[PROBLEM REQUIREMENTS]: Repeat every line of the data exactly, but not the pictures.

[DATA SHOWN]:
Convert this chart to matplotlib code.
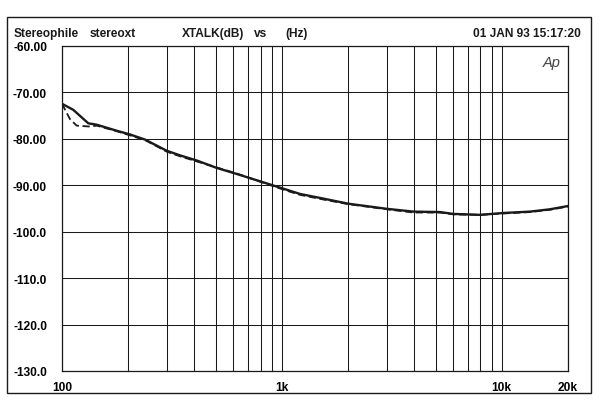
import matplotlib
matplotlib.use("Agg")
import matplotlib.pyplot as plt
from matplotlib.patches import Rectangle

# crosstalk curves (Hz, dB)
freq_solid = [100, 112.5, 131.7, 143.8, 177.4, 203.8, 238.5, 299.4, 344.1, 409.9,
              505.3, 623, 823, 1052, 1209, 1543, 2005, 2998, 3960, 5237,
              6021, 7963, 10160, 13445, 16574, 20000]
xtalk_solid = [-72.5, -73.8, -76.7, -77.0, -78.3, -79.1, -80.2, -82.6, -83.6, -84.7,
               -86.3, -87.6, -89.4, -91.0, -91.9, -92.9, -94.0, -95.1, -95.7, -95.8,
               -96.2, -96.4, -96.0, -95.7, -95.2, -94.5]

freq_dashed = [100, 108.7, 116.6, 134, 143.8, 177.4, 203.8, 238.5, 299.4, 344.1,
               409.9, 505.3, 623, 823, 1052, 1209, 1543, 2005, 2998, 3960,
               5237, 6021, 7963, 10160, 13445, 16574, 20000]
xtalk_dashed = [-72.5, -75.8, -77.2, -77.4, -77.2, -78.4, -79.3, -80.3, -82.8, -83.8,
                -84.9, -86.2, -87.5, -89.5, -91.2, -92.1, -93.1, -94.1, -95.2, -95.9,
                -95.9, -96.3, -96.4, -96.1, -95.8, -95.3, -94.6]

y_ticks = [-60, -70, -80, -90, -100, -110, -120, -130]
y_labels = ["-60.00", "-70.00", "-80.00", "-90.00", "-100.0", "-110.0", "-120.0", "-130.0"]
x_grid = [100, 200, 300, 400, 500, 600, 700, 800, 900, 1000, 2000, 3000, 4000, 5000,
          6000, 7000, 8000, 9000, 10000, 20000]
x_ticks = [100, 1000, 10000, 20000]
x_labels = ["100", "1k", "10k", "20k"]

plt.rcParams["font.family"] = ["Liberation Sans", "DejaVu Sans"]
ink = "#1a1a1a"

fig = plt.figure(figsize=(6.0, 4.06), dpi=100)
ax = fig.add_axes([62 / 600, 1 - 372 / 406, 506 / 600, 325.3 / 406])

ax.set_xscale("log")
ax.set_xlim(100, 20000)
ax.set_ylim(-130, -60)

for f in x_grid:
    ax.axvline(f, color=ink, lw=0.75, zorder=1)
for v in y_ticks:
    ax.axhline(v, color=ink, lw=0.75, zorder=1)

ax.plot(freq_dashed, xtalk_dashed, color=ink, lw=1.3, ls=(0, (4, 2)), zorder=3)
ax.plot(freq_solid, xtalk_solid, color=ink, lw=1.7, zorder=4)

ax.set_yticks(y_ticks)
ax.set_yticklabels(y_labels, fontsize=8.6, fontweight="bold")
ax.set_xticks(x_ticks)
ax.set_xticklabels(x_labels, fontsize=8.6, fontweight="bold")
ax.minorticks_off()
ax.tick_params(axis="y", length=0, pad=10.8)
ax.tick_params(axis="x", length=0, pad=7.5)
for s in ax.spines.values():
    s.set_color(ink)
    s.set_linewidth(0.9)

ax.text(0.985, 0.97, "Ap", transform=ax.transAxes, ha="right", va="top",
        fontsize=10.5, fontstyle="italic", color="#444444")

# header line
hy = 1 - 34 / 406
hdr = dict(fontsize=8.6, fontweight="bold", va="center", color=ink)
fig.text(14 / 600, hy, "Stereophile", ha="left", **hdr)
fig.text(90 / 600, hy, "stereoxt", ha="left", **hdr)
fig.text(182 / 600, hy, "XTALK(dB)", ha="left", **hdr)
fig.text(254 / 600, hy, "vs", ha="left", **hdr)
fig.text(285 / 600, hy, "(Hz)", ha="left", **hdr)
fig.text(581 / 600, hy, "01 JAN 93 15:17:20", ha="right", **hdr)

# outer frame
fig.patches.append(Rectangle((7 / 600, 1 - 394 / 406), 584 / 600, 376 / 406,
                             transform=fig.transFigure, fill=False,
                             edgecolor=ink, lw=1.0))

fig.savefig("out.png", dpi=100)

[RESULT BELOW]:
Convert this chart to matplotlib code.
import matplotlib
matplotlib.use("Agg")
import matplotlib.pyplot as plt
from matplotlib.patches import Rectangle

# crosstalk curves (Hz, dB)
freq_solid = [100, 112.5, 131.7, 143.8, 177.4, 203.8, 238.5, 299.4, 344.1, 409.9,
              505.3, 623, 823, 1052, 1209, 1543, 2005, 2998, 3960, 5237,
              6021, 7963, 10160, 13445, 16574, 20000]
xtalk_solid = [-72.5, -73.8, -76.7, -77.0, -78.3, -79.1, -80.2, -82.6, -83.6, -84.7,
               -86.3, -87.6, -89.4, -91.0, -91.9, -92.9, -94.0, -95.1, -95.7, -95.8,
               -96.2, -96.4, -96.0, -95.7, -95.2, -94.5]

freq_dashed = [100, 108.7, 116.6, 134, 143.8, 177.4, 203.8, 238.5, 299.4, 344.1,
               409.9, 505.3, 623, 823, 1052, 1209, 1543, 2005, 2998, 3960,
               5237, 6021, 7963, 10160, 13445, 16574, 20000]
xtalk_dashed = [-72.5, -75.8, -77.2, -77.4, -77.2, -78.4, -79.3, -80.3, -82.8, -83.8,
                -84.9, -86.2, -87.5, -89.5, -91.2, -92.1, -93.1, -94.1, -95.2, -95.9,
                -95.9, -96.3, -96.4, -96.1, -95.8, -95.3, -94.6]

y_ticks = [-60, -70, -80, -90, -100, -110, -120, -130]
y_labels = ["-60.00", "-70.00", "-80.00", "-90.00", "-100.0", "-110.0", "-120.0", "-130.0"]
x_grid = [100, 200, 300, 400, 500, 600, 700, 800, 900, 1000, 2000, 3000, 4000, 5000,
          6000, 7000, 8000, 9000, 10000, 20000]
x_ticks = [100, 1000, 10000, 20000]
x_labels = ["100", "1k", "10k", "20k"]

plt.rcParams["font.family"] = ["Liberation Sans", "DejaVu Sans"]
ink = "#1a1a1a"

fig = plt.figure(figsize=(6.0, 4.06), dpi=100)
ax = fig.add_axes([62 / 600, 1 - 372 / 406, 506 / 600, 325.3 / 406])

ax.set_xscale("log")
ax.set_xlim(100, 20000)
ax.set_ylim(-130, -60)

for f in x_grid:
    ax.axvline(f, color=ink, lw=0.75, zorder=1)
for v in y_ticks:
    ax.axhline(v, color=ink, lw=0.75, zorder=1)

ax.plot(freq_dashed, xtalk_dashed, color=ink, lw=1.3, ls=(0, (4, 2)), zorder=3)
ax.plot(freq_solid, xtalk_solid, color=ink, lw=1.7, zorder=4)

ax.set_yticks(y_ticks)
ax.set_yticklabels(y_labels, fontsize=8.6, fontweight="bold")
ax.set_xticks(x_ticks)
ax.set_xticklabels(x_labels, fontsize=8.6, fontweight="bold")
ax.minorticks_off()
ax.tick_params(axis="y", length=0, pad=10.8)
ax.tick_params(axis="x", length=0, pad=7.5)
for s in ax.spines.values():
    s.set_color(ink)
    s.set_linewidth(0.9)

ax.text(0.985, 0.97, "Ap", transform=ax.transAxes, ha="right", va="top",
        fontsize=10.5, fontstyle="italic", color="#444444")

# header line
hy = 1 - 34 / 406
hdr = dict(fontsize=8.6, fontweight="bold", va="center", color=ink)
fig.text(14 / 600, hy, "Stereophile", ha="left", **hdr)
fig.text(90 / 600, hy, "stereoxt", ha="left", **hdr)
fig.text(182 / 600, hy, "XTALK(dB)", ha="left", **hdr)
fig.text(254 / 600, hy, "vs", ha="left", **hdr)
fig.text(285 / 600, hy, "(Hz)", ha="left", **hdr)
fig.text(581 / 600, hy, "01 JAN 93 15:17:20", ha="right", **hdr)

# outer frame
fig.patches.append(Rectangle((7 / 600, 1 - 394 / 406), 584 / 600, 376 / 406,
                             transform=fig.transFigure, fill=False,
                             edgecolor=ink, lw=1.0))

fig.savefig("out.png", dpi=100)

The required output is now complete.